Cronenberg, art and (self-)censorship

Jim Emerson / April 4, 2006

No filmmaker is more intelligent and articulate about his own work, and his creative process, than David Cronenberg, whose "A History of Violence" was one of 2005's best films and one of 2006's top DVDs. I've interviewed him several times (for "Dead Ringers," "Naked Lunch," "Crash") and I always find the experience of talking with him enlightening and inspiring. Some great directors either don't want to, or don't know how to, talk about their work, but not Cronenberg.

David D'Arcy has a typically invigorating interview with him on GreenCine.com, in which Cronenberg examines the various kinds of censorship that spell death for an artist. From the conclusion:

You've gone into all sorts of places in your films. Is there any territory where you won't go? What shocks you?

[Cronenberg:] If something freaked me out, it wouldn't mean that I would be less likely to do it. I'd be more likely to do it. I think that is what the artistic compulsion is, that you don't accept reality as it's presented to you, either socially or even physically. You're always wanting to know what's really going on, so you're going into the ceiling, you're going into the walls, you're digging under the floor. You don't feel as if you've necessarily gotten the real version of life on earth and the human condition, as it's presented officially by human society, or by art. So you're constantly looking for that....

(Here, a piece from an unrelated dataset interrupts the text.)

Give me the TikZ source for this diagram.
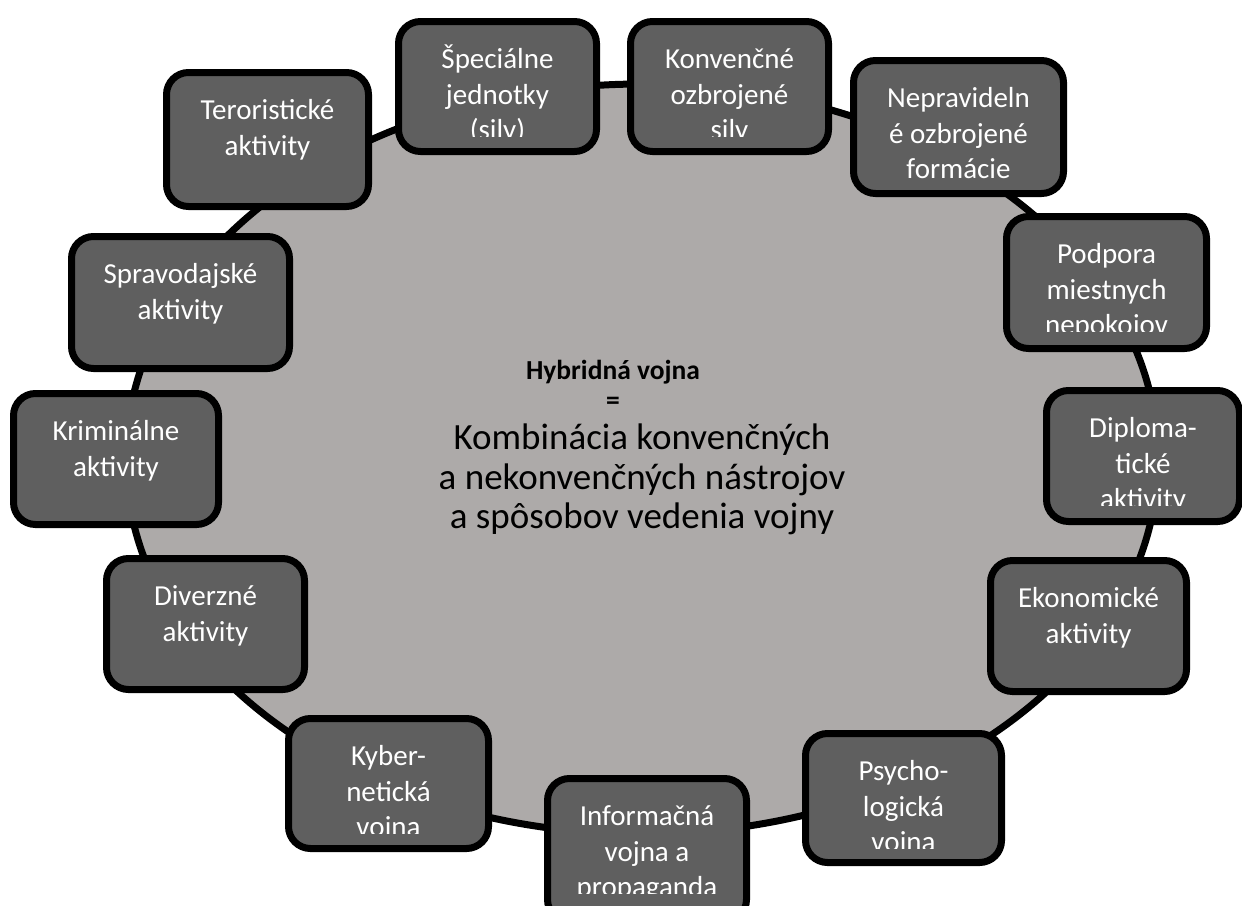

[Y]ou're looking for those moments where things go wrong; usually when things go wrong is when you see how they're put together. You don't bother about the engineering of your car until something goes wrong. Then you want to know how it works. Not to be too mechanistic about it, but that to me is the impulse.

I don't really think of myself as someone who's driven to push things to the edge. I just seem to be naturally drawn to those things. I just think it's a very common artistic impulse to do that. If you're talking about censorship, and what things should be shown and what things shouldn't be shown, I've said that as an artist you have no social responsibility whatsoever. Once again, it's a willing amnesia. You have to forget for the moment what the effect of what you're doing might be, or what the revelations that you come up with might suggest, or what the implications of them are. Of course, no artist works in a vacuum, you're working in a social context ultimately. So you have to balance those things. You have to deal with the consequences of what you've done.

It's so easy to destroy yourself by being responsible -- what I mean is that an artist who's worried about being politically correct, to me, is dead as an artist. And on censorship, the ultimate triumph of any totalitarian state has always been to create the internalization of censorship, so that the state doesn't even have to worry about it. The citizens are so self-censored that they have reduced themselves to impotence. It's very easy to do that, even in a place that's not a totalitarian state, but that has gentle, right-minded political movements. You could make a case that the origins of political correctness have a certain validity, but if you incorporate that into your nervous system, and that is there when you're trying to create art, you're finished.
I've never read a better capsule description of the way an artist's mind works. And perhaps it accounts for why artists are often the ones leading the way when it comes to questioning authority in all its guises, whether it's the aesthetic status quo or governmental power.